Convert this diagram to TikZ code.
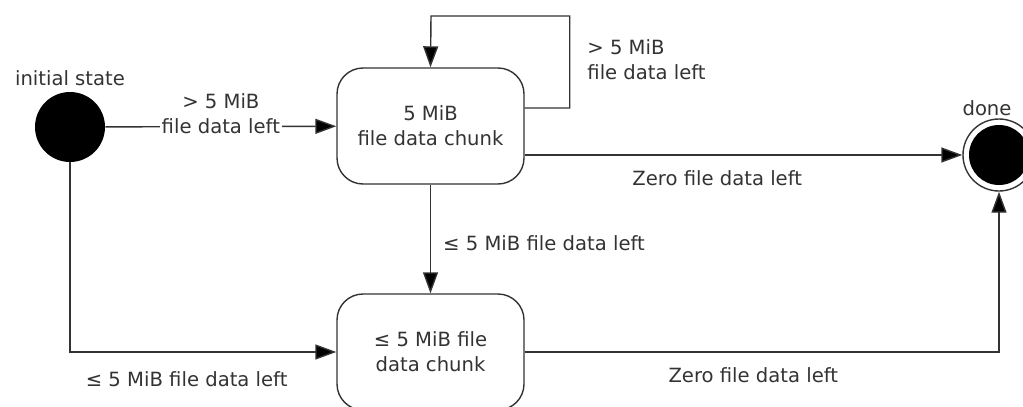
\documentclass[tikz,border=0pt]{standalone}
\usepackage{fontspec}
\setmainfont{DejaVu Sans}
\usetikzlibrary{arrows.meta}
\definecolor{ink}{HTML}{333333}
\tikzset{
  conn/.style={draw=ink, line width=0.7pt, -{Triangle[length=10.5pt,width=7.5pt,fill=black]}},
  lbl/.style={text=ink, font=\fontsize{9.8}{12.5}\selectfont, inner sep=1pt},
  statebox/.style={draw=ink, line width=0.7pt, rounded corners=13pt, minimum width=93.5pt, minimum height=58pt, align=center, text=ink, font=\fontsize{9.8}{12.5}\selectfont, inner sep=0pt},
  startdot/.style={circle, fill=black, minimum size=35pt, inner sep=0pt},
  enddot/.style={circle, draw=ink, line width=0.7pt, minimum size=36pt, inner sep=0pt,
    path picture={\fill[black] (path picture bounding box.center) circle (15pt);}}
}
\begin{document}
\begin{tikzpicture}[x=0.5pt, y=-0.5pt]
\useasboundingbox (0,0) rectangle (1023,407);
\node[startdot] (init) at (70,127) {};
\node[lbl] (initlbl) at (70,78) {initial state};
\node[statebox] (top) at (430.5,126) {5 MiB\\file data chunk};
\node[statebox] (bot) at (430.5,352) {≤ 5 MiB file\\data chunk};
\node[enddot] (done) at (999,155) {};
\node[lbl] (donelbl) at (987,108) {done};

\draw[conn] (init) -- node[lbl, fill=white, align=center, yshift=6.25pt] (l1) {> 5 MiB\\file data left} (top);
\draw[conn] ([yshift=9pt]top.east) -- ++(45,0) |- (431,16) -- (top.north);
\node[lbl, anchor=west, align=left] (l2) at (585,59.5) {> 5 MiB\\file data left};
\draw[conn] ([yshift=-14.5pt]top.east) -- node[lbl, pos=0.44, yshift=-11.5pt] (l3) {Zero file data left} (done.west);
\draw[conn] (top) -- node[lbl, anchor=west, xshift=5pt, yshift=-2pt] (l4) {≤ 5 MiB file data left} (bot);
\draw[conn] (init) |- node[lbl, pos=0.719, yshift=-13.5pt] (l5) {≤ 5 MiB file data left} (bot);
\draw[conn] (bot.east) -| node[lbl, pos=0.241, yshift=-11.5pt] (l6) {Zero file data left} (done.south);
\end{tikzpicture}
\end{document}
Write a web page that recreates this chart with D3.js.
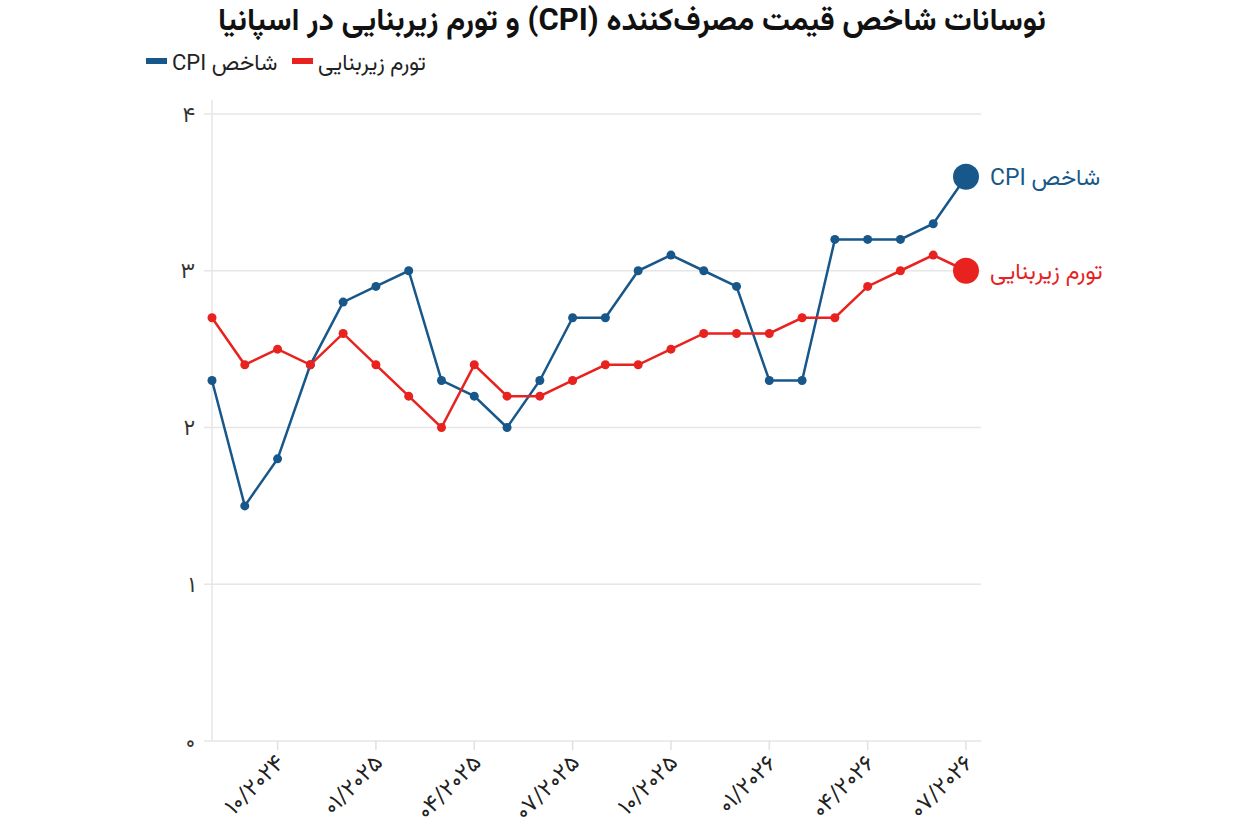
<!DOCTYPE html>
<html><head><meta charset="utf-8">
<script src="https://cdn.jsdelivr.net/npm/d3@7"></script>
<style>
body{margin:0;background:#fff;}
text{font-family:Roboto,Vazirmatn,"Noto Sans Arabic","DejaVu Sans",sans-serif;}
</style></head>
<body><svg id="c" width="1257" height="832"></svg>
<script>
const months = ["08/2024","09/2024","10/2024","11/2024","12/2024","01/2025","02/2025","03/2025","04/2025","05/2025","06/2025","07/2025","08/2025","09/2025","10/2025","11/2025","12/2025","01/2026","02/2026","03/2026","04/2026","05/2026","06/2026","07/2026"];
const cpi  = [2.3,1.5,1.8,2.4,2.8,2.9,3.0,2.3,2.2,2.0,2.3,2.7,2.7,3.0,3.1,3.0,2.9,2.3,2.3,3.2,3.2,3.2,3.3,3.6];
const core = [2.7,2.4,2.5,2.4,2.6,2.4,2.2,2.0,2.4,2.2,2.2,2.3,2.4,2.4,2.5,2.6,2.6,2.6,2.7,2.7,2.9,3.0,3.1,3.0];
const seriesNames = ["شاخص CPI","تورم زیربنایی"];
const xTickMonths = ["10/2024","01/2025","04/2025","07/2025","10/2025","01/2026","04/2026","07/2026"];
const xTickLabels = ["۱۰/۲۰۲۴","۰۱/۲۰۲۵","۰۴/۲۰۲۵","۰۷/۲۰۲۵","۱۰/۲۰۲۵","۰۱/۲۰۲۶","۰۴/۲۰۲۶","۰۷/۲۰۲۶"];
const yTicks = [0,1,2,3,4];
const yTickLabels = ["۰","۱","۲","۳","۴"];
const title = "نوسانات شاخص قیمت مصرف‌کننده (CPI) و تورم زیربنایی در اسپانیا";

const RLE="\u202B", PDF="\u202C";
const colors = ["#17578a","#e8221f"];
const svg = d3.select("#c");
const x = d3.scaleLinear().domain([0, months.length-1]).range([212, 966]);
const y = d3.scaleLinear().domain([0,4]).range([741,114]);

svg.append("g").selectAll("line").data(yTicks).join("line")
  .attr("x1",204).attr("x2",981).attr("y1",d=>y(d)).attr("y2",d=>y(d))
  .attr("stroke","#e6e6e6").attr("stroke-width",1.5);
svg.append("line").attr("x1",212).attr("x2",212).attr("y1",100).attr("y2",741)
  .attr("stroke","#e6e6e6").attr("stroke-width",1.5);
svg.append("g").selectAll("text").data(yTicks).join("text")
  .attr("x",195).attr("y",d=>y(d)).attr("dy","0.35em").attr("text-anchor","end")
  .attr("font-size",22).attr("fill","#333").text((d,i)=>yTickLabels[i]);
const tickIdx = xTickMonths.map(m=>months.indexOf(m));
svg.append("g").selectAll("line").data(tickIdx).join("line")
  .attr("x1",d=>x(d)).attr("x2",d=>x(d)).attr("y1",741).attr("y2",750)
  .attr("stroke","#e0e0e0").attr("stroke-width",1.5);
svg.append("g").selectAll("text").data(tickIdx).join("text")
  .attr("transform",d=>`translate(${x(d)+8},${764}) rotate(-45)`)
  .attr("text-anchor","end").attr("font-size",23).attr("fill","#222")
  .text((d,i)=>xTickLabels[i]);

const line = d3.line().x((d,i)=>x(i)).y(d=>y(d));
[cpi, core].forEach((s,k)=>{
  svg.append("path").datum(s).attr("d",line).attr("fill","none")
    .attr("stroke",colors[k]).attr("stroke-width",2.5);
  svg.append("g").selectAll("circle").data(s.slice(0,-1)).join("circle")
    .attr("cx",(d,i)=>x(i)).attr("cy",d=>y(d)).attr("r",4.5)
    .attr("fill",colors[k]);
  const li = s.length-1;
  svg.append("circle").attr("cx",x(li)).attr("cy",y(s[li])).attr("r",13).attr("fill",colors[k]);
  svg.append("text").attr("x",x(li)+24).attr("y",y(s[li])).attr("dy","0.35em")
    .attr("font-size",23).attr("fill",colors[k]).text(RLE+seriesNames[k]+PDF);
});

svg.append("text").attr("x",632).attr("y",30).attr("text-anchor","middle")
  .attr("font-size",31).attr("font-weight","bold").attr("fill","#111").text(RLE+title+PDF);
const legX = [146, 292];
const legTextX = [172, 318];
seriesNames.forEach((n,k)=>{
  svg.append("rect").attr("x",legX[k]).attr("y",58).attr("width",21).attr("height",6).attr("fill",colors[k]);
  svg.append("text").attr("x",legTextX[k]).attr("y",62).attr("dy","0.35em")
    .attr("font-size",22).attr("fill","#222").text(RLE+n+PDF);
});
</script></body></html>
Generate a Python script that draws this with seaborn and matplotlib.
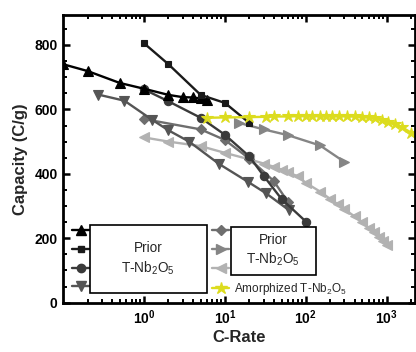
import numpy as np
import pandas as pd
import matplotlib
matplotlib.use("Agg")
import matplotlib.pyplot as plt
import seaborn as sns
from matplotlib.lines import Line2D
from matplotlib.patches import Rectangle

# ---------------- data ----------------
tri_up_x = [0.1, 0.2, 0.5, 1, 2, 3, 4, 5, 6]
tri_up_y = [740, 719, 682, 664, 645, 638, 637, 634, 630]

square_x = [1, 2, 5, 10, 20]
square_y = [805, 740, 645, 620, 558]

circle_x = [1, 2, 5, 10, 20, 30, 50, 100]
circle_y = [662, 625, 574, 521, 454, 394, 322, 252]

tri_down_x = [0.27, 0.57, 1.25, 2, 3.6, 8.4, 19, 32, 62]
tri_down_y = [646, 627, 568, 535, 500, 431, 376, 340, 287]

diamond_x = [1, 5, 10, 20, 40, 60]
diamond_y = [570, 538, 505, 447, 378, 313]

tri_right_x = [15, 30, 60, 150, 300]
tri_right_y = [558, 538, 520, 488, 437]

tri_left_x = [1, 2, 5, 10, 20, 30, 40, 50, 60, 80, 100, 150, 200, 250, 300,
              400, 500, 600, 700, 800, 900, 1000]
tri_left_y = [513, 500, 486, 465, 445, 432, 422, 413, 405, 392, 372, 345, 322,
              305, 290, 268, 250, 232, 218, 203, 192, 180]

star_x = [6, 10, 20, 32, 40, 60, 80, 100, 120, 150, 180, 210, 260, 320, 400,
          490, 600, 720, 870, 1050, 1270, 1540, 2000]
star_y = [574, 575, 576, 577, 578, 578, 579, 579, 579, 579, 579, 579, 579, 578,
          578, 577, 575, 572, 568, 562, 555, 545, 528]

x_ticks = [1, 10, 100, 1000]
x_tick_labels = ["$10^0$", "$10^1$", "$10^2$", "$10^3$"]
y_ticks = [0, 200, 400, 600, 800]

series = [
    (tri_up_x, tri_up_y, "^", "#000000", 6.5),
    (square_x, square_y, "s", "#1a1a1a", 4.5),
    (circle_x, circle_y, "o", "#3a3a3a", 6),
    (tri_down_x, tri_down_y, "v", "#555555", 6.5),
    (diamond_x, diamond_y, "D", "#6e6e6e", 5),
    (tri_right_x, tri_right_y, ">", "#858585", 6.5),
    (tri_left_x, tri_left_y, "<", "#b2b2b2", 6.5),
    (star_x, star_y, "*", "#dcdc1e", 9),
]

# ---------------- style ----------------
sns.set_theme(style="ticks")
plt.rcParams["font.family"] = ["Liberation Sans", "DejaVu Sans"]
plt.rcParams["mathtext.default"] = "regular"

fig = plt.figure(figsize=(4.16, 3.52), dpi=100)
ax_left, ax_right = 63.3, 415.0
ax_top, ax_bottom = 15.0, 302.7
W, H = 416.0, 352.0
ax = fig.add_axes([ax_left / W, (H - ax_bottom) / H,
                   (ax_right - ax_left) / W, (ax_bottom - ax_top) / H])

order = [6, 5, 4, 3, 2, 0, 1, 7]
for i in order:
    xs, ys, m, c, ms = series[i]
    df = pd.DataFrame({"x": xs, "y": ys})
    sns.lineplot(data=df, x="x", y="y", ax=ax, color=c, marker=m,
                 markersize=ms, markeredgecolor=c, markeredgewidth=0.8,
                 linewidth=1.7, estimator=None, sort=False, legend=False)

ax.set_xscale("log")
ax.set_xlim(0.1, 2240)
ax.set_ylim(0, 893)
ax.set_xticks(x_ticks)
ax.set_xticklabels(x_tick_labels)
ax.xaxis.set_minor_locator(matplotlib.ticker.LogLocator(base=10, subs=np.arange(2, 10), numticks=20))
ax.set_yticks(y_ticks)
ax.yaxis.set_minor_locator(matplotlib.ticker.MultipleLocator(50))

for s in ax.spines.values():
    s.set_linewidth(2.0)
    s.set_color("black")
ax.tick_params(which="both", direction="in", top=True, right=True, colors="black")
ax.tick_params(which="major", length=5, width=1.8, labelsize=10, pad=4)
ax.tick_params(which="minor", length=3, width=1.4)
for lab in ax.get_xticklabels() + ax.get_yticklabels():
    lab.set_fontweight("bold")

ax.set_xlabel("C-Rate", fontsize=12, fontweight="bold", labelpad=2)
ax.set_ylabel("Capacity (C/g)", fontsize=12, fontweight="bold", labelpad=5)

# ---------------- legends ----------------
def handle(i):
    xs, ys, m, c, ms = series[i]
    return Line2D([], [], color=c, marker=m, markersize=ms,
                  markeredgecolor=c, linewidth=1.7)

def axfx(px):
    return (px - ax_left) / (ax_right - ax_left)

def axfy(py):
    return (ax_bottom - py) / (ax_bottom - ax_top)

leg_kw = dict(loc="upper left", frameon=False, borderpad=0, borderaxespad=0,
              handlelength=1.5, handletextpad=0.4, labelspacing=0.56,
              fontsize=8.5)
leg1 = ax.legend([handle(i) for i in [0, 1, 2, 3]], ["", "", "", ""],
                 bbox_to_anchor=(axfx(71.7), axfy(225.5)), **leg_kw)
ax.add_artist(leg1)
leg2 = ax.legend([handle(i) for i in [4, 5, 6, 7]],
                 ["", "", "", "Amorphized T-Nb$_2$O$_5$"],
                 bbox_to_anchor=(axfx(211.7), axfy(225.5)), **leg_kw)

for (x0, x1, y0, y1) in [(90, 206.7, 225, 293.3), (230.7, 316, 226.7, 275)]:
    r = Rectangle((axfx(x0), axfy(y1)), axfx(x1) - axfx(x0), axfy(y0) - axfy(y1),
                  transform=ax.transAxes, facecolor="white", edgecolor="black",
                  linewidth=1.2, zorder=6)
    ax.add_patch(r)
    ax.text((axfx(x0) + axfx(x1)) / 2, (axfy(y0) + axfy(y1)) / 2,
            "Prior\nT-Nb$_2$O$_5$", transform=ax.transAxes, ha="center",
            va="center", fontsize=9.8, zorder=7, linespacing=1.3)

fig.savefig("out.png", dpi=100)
++++++
Stated goal:
Without the pictures, write out exactly the lines from the one that has "Generate a Python" down to the one that has "circle_y = [662, 625, 574, 521, 454, 394, 322, 252]", both included.

Exercise output:
Generate a Python script that draws this with seaborn and matplotlib.
import numpy as np
import pandas as pd
import matplotlib
matplotlib.use("Agg")
import matplotlib.pyplot as plt
import seaborn as sns
from matplotlib.lines import Line2D
from matplotlib.patches import Rectangle

# ---------------- data ----------------
tri_up_x = [0.1, 0.2, 0.5, 1, 2, 3, 4, 5, 6]
tri_up_y = [740, 719, 682, 664, 645, 638, 637, 634, 630]

square_x = [1, 2, 5, 10, 20]
square_y = [805, 740, 645, 620, 558]

circle_x = [1, 2, 5, 10, 20, 30, 50, 100]
circle_y = [662, 625, 574, 521, 454, 394, 322, 252]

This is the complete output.